-- Begin Information shown --
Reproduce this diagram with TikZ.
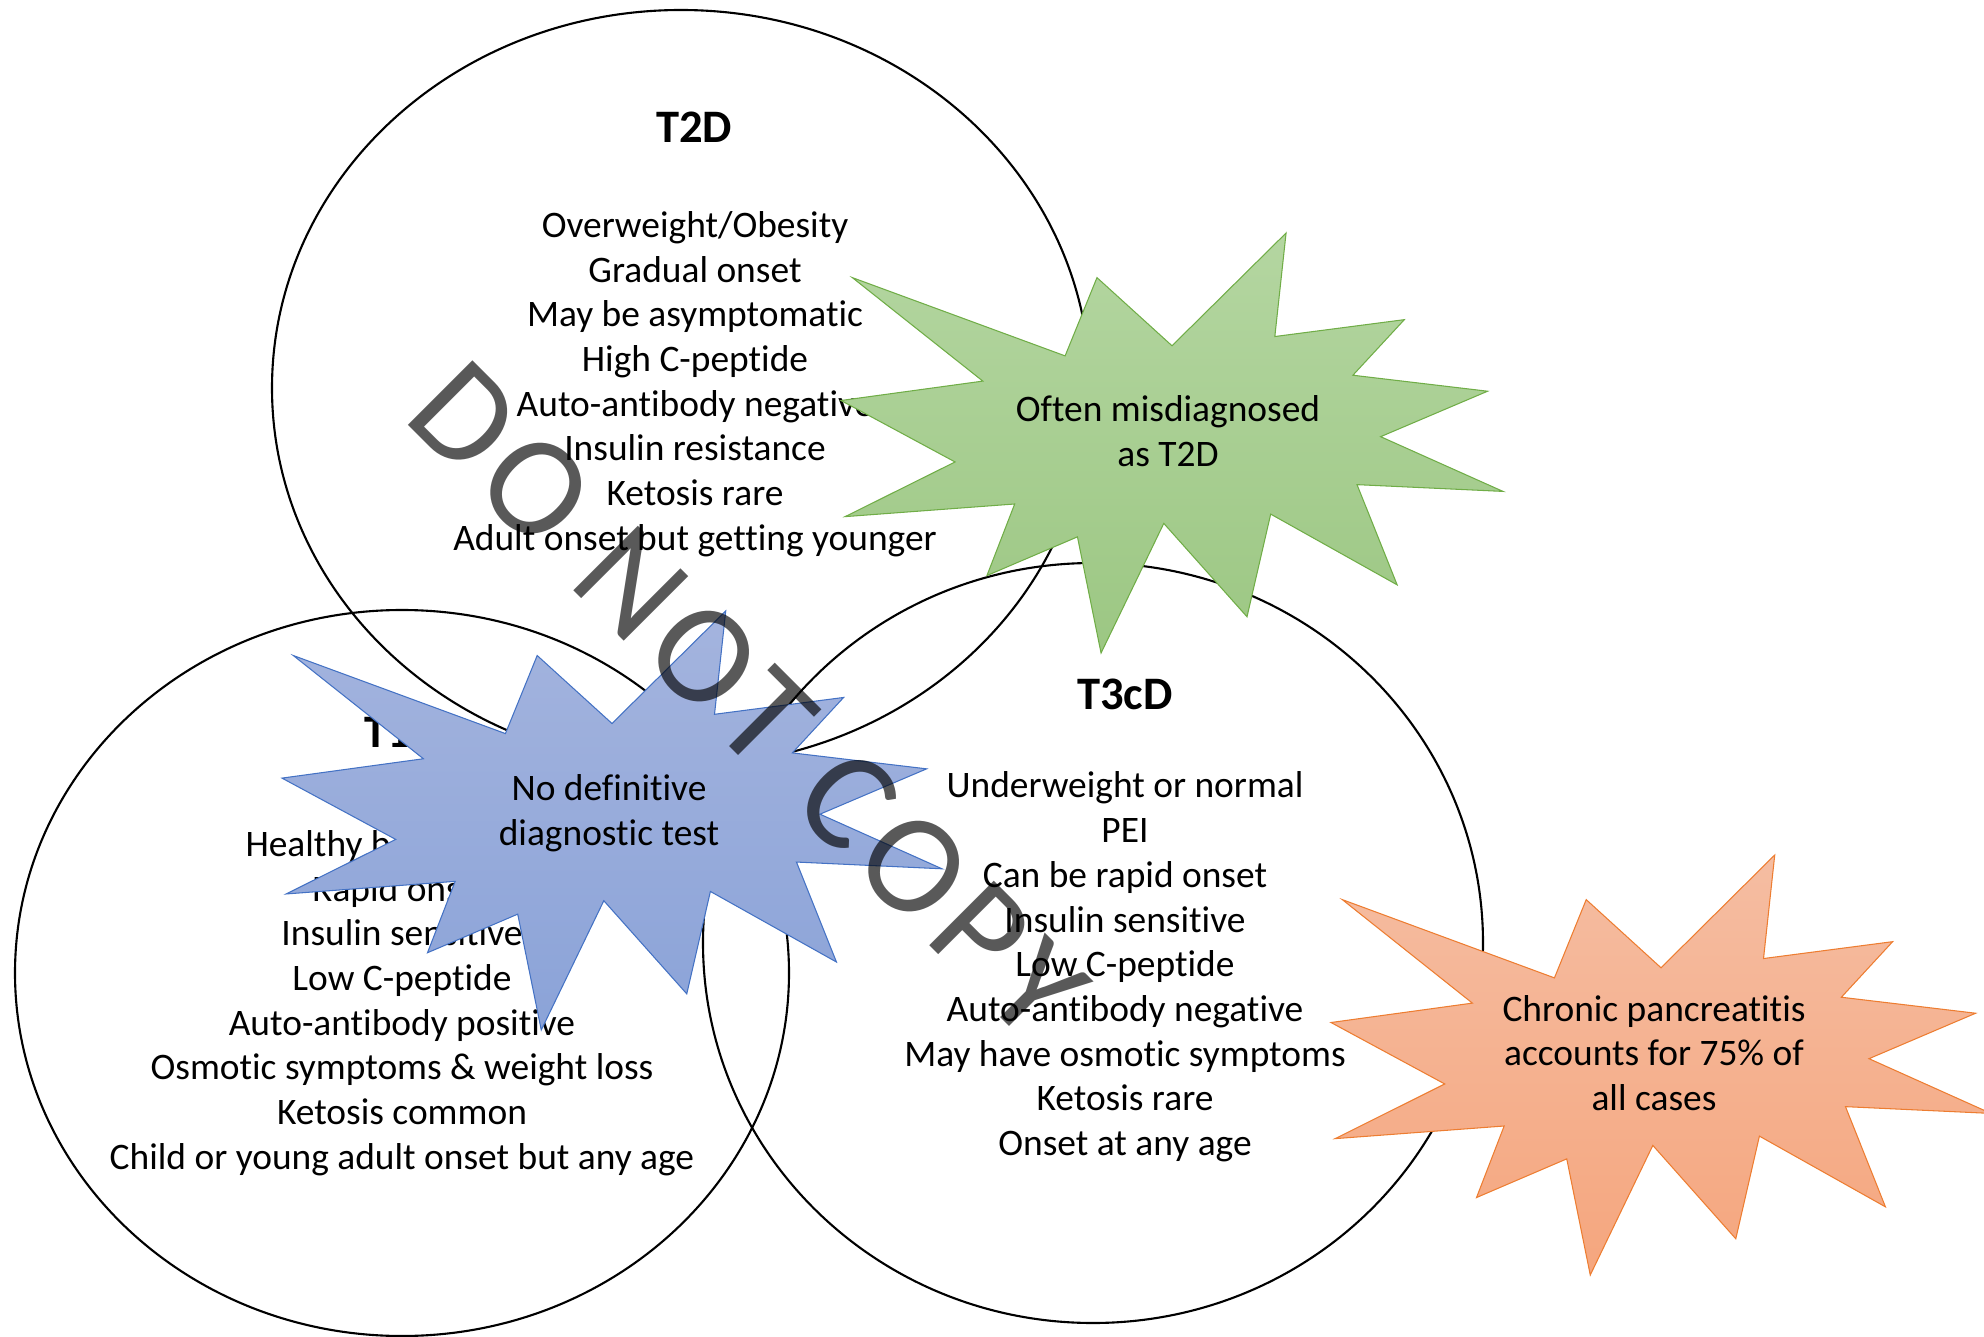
\documentclass[tikz,border=0pt]{standalone}
\usepackage{fontspec}
\setmainfont{Carlito}[Ligatures=NoCommon]
\newfontfamily\stampfont[LetterSpace=7]{Carlito}
\usetikzlibrary{shadings}

\definecolor{greenedge}{HTML}{70AD47}
\definecolor{greentop}{HTML}{B4D6A1}
\definecolor{greenbot}{HTML}{9CC783}
\definecolor{blueedge}{HTML}{4472C4}
\definecolor{bluetop}{HTML}{A4B4DE}
\definecolor{bluebot}{HTML}{8BA3D8}
\definecolor{orangeedge}{HTML}{ED7D31}
\definecolor{orangetop}{HTML}{F5BDA2}
\definecolor{orangebot}{HTML}{F5A67E}

% explosion outline in a box: style, left, top, width, height
\newcommand{\explosion}[5]{%
    \path[#1, shift={(#2,#3)}, xscale=#4/216, yscale=#5/216]
        (108,58) -- (145.22,0) -- (141.55,53.25) -- (183.80,44.57) -- (167.02,73.15)
        -- (210.97,81.37) -- (176.07,104.75) -- (216,132.90) -- (168.37,129.42)
        -- (181.45,180.95) -- (140.20,144.57) -- (132.47,197.37) -- (105.32,149.35)
        -- (84.85,216) -- (77.15,156.27) -- (47.62,176.17) -- (56.67,139.37)
        -- (1.35,145.87) -- (37.22,117.75) -- (0,86.15) -- (46.27,76.17)
        -- (3.70,22.95) -- (73.12,63.20) -- (83.52,22.95) -- cycle;}

\begin{document}
\begin{tikzpicture}[x=0.02cm, y=-0.02cm,
        ring/.style={draw=black, line width=1.2pt},
        heading/.style={font=\fontsize{26.5}{31}\selectfont\bfseries},
        facts/.style={align=center, font=\fontsize{21.3}{25.44}\selectfont},
        burst/.style={line width=0.6pt}]
        \useasboundingbox (0,0) rectangle (1984,1337);

        \draw[ring] (681,388) ellipse [x radius=409, y radius=378];
        \draw[ring] (402,973) ellipse [x radius=387, y radius=363];
        \draw[ring] (1093,943) ellipse [x radius=390, y radius=380];

        \node[heading] (t2d) at (694,127) {T2D};
        \node[facts] (t2dlist) at (695,384) {Overweight/Obesity\\Gradual onset\\May be asymptomatic\\High C-peptide\\Auto-antibody negative\\Insulin resistance\\Ketosis rare\\Adult onset but getting younger};

        \node[heading] (t1d) at (402,732) {T1D};
        \node[facts] (t1dlist) at (402,1003) {Healthy body weight\\Rapid onset\\Insulin sensitive\\Low C-peptide\\Auto-antibody positive\\Osmotic symptoms \& weight loss\\Ketosis common\\Child or young adult onset but any age};

        \node[heading] (t3cd) at (1125,694) {T3cD};
        \node[facts] (t3cdlist) at (1125,967) {Underweight or normal\\PEI\\Can be rapid onset\\Insulin sensitive\\Low C-peptide\\Auto-antibody negative\\May have osmotic symptoms\\Ketosis rare\\Onset at any age};

        \explosion{burst, draw=greenedge, top color=greentop, bottom color=greenbot}{841}{233}{662}{420}
        \node[facts] (misdiag) at (1168,431) {Often misdiagnosed\\as T2D};

        \explosion{burst, draw=blueedge, top color=bluetop, bottom color=bluebot}{282}{611}{660}{419}
        \node[facts] (notest) at (609,813) {No definitive\\diagnostic test};

        \explosion{burst, draw=orangeedge, top color=orangetop, bottom color=orangebot}{1331}{855}{660}{420}
        \node[facts] (chronic) at (1654,1053) {Chronic pancreatitis\\accounts for 75\% of\\all cases};

        \node[rotate=-45, text=black, text opacity=0.65, font=\stampfont\fontsize{81}{81}\selectfont] (nocopy) at (748,700) {DO NOT COPY};
    \end{tikzpicture}
\end{document}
-- End Information shown --
◆ Stated task
Take the listing and print it again exactly, but without any pictures.

◆ Expected answer
Reproduce this diagram with TikZ.
\documentclass[tikz,border=0pt]{standalone}
\usepackage{fontspec}
\setmainfont{Carlito}[Ligatures=NoCommon]
\newfontfamily\stampfont[LetterSpace=7]{Carlito}
\usetikzlibrary{shadings}

\definecolor{greenedge}{HTML}{70AD47}
\definecolor{greentop}{HTML}{B4D6A1}
\definecolor{greenbot}{HTML}{9CC783}
\definecolor{blueedge}{HTML}{4472C4}
\definecolor{bluetop}{HTML}{A4B4DE}
\definecolor{bluebot}{HTML}{8BA3D8}
\definecolor{orangeedge}{HTML}{ED7D31}
\definecolor{orangetop}{HTML}{F5BDA2}
\definecolor{orangebot}{HTML}{F5A67E}

% explosion outline in a box: style, left, top, width, height
\newcommand{\explosion}[5]{%
    \path[#1, shift={(#2,#3)}, xscale=#4/216, yscale=#5/216]
        (108,58) -- (145.22,0) -- (141.55,53.25) -- (183.80,44.57) -- (167.02,73.15)
        -- (210.97,81.37) -- (176.07,104.75) -- (216,132.90) -- (168.37,129.42)
        -- (181.45,180.95) -- (140.20,144.57) -- (132.47,197.37) -- (105.32,149.35)
        -- (84.85,216) -- (77.15,156.27) -- (47.62,176.17) -- (56.67,139.37)
        -- (1.35,145.87) -- (37.22,117.75) -- (0,86.15) -- (46.27,76.17)
        -- (3.70,22.95) -- (73.12,63.20) -- (83.52,22.95) -- cycle;}

\begin{document}
\begin{tikzpicture}[x=0.02cm, y=-0.02cm,
        ring/.style={draw=black, line width=1.2pt},
        heading/.style={font=\fontsize{26.5}{31}\selectfont\bfseries},
        facts/.style={align=center, font=\fontsize{21.3}{25.44}\selectfont},
        burst/.style={line width=0.6pt}]
        \useasboundingbox (0,0) rectangle (1984,1337);

        \draw[ring] (681,388) ellipse [x radius=409, y radius=378];
        \draw[ring] (402,973) ellipse [x radius=387, y radius=363];
        \draw[ring] (1093,943) ellipse [x radius=390, y radius=380];

        \node[heading] (t2d) at (694,127) {T2D};
        \node[facts] (t2dlist) at (695,384) {Overweight/Obesity\\Gradual onset\\May be asymptomatic\\High C-peptide\\Auto-antibody negative\\Insulin resistance\\Ketosis rare\\Adult onset but getting younger};

        \node[heading] (t1d) at (402,732) {T1D};
        \node[facts] (t1dlist) at (402,1003) {Healthy body weight\\Rapid onset\\Insulin sensitive\\Low C-peptide\\Auto-antibody positive\\Osmotic symptoms \& weight loss\\Ketosis common\\Child or young adult onset but any age};

        \node[heading] (t3cd) at (1125,694) {T3cD};
        \node[facts] (t3cdlist) at (1125,967) {Underweight or normal\\PEI\\Can be rapid onset\\Insulin sensitive\\Low C-peptide\\Auto-antibody negative\\May have osmotic symptoms\\Ketosis rare\\Onset at any age};

        \explosion{burst, draw=greenedge, top color=greentop, bottom color=greenbot}{841}{233}{662}{420}
        \node[facts] (misdiag) at (1168,431) {Often misdiagnosed\\as T2D};

        \explosion{burst, draw=blueedge, top color=bluetop, bottom color=bluebot}{282}{611}{660}{419}
        \node[facts] (notest) at (609,813) {No definitive\\diagnostic test};

        \explosion{burst, draw=orangeedge, top color=orangetop, bottom color=orangebot}{1331}{855}{660}{420}
        \node[facts] (chronic) at (1654,1053) {Chronic pancreatitis\\accounts for 75\% of\\all cases};

        \node[rotate=-45, text=black, text opacity=0.65, font=\stampfont\fontsize{81}{81}\selectfont] (nocopy) at (748,700) {DO NOT COPY};
    \end{tikzpicture}
\end{document}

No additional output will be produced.